[start]

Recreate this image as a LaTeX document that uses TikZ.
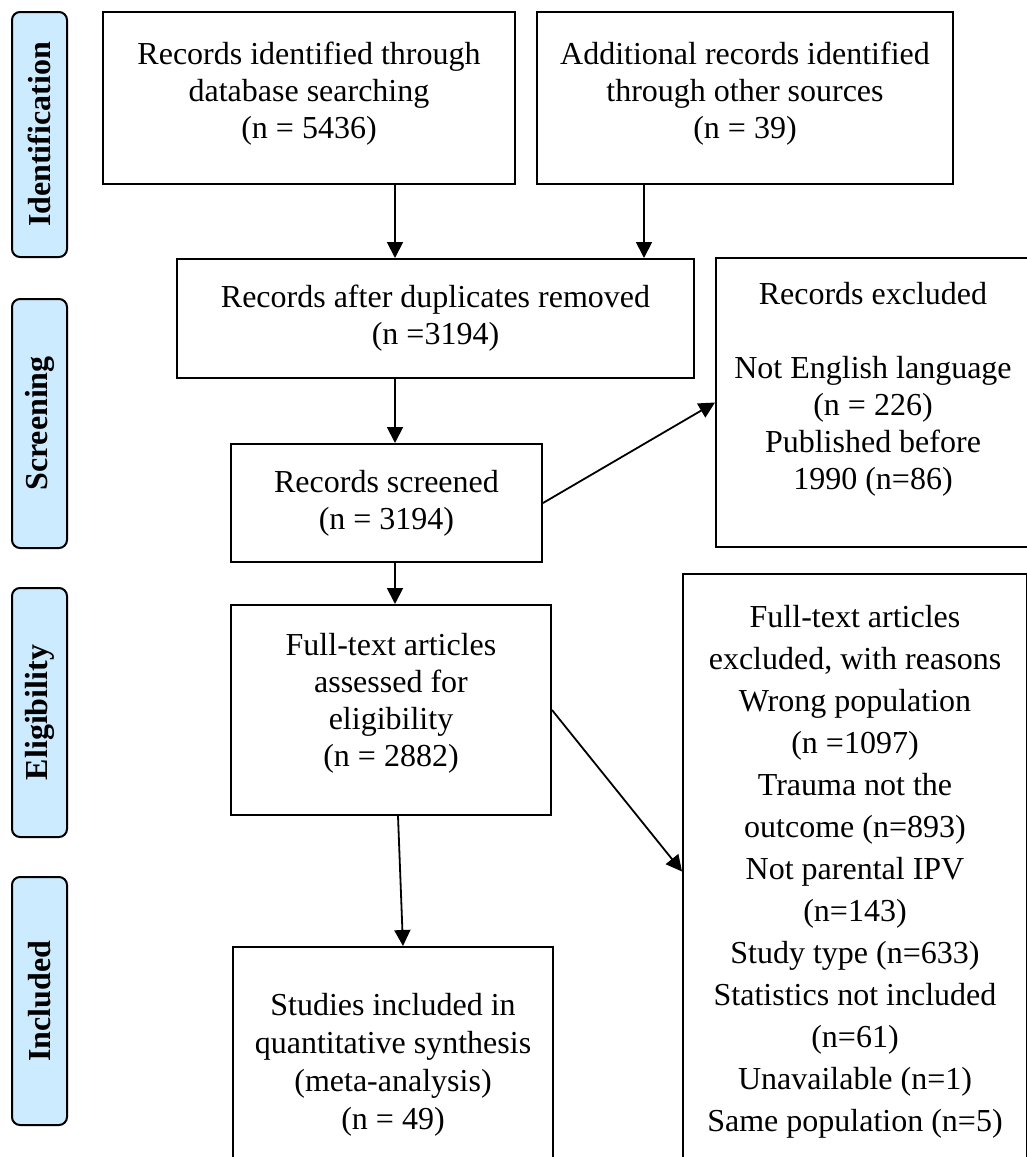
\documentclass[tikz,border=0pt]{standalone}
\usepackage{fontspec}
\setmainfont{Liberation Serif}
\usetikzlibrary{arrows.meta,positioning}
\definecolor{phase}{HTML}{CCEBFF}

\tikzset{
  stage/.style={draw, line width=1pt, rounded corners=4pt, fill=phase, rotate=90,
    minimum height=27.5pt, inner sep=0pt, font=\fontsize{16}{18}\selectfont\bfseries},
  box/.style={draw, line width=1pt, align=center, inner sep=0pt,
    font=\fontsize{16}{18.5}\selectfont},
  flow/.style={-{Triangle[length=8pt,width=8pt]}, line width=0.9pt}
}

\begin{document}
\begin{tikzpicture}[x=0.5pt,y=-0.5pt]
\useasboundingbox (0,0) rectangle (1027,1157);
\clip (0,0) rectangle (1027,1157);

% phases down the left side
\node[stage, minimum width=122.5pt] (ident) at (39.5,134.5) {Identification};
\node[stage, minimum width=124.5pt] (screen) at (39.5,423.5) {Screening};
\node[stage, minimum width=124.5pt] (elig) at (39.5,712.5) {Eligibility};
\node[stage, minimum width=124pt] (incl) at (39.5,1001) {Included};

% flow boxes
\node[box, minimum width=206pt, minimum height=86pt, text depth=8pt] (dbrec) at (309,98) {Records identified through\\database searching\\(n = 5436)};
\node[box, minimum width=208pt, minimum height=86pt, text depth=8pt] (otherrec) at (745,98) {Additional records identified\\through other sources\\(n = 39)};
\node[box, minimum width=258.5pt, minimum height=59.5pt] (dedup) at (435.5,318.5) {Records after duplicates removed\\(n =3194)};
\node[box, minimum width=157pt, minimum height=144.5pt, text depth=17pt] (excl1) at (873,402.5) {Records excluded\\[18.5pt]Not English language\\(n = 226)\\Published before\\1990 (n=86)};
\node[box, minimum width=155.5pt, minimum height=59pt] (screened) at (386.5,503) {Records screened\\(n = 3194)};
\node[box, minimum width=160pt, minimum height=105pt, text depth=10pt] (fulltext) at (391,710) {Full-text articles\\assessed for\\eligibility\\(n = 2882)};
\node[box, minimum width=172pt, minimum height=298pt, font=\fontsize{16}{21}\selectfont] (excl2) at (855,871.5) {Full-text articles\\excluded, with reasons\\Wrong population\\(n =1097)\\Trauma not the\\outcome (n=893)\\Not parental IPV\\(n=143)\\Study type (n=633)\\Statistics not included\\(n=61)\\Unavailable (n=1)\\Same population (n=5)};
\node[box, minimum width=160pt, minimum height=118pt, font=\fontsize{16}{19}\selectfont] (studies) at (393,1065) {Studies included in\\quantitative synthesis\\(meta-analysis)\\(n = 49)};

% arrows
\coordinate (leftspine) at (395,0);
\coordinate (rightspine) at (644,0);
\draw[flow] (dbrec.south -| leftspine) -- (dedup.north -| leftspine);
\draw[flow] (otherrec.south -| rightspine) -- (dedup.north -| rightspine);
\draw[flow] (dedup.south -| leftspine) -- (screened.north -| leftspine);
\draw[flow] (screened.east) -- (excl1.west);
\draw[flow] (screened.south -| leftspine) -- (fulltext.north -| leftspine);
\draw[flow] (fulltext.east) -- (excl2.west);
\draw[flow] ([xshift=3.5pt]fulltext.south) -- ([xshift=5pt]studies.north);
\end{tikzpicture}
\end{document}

[end]
[start]

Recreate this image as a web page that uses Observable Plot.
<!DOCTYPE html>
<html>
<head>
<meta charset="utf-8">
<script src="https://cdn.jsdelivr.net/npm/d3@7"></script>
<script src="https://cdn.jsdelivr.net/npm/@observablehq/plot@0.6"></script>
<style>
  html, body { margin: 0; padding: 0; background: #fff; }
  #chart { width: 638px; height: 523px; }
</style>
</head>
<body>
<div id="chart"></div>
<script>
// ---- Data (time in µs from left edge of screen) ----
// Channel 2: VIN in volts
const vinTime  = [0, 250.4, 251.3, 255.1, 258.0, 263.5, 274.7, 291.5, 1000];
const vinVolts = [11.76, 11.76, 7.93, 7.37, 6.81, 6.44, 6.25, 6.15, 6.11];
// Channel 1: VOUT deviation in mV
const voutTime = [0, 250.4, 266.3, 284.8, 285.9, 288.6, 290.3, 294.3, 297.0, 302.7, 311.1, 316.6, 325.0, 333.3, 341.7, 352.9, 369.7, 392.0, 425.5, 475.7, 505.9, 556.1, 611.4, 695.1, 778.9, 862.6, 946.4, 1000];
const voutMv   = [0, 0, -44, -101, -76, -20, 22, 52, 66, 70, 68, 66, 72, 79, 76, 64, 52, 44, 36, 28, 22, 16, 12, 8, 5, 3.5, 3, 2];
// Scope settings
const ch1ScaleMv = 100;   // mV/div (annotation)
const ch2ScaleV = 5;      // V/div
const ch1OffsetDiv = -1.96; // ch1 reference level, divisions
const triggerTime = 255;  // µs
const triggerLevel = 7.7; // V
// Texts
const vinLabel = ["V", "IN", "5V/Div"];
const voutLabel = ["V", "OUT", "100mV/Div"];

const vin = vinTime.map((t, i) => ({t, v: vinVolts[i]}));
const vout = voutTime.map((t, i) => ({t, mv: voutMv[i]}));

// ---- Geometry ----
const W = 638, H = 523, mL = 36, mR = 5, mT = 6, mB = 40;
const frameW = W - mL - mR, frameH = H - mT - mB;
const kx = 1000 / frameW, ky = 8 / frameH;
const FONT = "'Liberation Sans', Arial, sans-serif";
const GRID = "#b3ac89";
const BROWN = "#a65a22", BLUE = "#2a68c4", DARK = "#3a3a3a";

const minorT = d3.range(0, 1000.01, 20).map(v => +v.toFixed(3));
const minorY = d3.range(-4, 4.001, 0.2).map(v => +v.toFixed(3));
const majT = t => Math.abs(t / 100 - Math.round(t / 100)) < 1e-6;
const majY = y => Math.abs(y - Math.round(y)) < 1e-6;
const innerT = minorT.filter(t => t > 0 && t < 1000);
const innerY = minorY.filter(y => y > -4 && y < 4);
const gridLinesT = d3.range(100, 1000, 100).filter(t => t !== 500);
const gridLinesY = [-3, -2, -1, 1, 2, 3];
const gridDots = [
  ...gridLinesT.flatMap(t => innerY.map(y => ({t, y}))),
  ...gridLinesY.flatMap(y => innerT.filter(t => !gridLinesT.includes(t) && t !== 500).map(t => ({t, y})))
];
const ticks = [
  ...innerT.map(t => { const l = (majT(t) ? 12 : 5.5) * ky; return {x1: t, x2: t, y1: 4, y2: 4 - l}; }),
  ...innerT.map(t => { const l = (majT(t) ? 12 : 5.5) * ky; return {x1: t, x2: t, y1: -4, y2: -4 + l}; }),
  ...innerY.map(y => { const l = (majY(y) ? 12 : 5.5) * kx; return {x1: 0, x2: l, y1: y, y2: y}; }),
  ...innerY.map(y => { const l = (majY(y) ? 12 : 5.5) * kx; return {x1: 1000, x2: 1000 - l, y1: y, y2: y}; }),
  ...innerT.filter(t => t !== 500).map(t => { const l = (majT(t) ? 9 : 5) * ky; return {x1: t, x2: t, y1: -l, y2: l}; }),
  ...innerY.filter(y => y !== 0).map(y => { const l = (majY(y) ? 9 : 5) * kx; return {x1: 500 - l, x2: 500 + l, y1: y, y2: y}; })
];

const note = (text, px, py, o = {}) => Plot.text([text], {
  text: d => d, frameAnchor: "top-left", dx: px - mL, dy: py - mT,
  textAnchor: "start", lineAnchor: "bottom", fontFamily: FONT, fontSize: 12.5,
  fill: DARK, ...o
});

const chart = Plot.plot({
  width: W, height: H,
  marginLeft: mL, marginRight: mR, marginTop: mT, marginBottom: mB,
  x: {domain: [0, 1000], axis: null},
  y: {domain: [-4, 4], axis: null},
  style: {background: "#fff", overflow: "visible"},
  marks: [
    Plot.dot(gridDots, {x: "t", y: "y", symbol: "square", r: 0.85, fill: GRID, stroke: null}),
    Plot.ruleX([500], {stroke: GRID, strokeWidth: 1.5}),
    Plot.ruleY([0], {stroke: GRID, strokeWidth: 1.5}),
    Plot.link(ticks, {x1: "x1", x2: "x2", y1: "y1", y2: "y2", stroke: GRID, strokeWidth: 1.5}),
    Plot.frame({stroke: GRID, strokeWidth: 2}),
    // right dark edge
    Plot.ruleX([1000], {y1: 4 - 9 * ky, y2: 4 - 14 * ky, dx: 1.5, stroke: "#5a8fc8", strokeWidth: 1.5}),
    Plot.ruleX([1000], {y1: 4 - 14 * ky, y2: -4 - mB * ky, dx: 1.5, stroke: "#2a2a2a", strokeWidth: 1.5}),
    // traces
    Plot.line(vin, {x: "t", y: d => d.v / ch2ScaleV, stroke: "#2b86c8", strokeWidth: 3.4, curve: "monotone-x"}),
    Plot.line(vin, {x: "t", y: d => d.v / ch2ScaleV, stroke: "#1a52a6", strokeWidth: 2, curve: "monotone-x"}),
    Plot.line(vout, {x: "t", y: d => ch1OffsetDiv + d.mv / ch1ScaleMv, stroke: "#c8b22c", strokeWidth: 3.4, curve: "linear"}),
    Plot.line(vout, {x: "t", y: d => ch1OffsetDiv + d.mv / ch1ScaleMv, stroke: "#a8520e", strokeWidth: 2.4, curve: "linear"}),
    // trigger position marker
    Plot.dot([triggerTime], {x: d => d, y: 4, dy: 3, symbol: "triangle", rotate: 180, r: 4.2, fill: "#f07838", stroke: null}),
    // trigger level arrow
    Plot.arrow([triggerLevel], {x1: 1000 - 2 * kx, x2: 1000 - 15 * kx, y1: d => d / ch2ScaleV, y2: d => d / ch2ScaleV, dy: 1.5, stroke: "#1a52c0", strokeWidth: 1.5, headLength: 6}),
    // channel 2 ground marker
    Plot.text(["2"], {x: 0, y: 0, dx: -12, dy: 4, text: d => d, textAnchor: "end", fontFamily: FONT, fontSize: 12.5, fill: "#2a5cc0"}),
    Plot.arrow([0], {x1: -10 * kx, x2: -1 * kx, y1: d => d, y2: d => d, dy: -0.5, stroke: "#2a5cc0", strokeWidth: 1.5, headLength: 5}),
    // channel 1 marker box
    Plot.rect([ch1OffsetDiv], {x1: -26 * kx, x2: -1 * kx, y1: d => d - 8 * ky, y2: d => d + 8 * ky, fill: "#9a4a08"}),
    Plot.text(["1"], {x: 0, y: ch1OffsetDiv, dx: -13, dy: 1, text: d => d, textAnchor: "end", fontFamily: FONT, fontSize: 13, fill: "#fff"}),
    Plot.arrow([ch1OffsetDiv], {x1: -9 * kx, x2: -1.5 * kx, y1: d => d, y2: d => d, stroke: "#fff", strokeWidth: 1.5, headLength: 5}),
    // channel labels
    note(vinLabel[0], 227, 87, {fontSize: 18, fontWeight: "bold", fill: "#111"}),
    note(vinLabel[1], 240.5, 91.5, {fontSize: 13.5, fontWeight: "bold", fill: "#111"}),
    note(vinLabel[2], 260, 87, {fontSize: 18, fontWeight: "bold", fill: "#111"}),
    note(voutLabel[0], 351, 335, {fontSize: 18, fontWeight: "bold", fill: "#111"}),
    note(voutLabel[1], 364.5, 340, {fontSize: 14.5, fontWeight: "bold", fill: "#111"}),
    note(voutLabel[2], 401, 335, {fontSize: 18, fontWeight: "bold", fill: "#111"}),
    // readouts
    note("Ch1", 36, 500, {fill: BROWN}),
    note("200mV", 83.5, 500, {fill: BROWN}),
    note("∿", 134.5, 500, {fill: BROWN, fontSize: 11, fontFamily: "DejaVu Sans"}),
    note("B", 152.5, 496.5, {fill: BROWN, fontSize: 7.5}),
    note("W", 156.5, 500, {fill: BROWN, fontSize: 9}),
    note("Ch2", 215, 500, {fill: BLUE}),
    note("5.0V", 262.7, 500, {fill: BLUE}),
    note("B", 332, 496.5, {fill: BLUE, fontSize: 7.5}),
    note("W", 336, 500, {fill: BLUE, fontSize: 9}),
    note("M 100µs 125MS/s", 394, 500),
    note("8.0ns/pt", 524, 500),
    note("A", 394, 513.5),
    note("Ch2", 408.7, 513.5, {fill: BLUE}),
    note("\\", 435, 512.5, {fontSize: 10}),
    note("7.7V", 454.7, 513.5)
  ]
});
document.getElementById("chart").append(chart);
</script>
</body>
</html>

[end]

> WHAT THE TASK ASKS
Every line of the records that includes the word "Recreate" should be gathered.

> FULL OUTPUT
Recreate this image as a LaTeX document that uses TikZ.
Recreate this image as a web page that uses Observable Plot.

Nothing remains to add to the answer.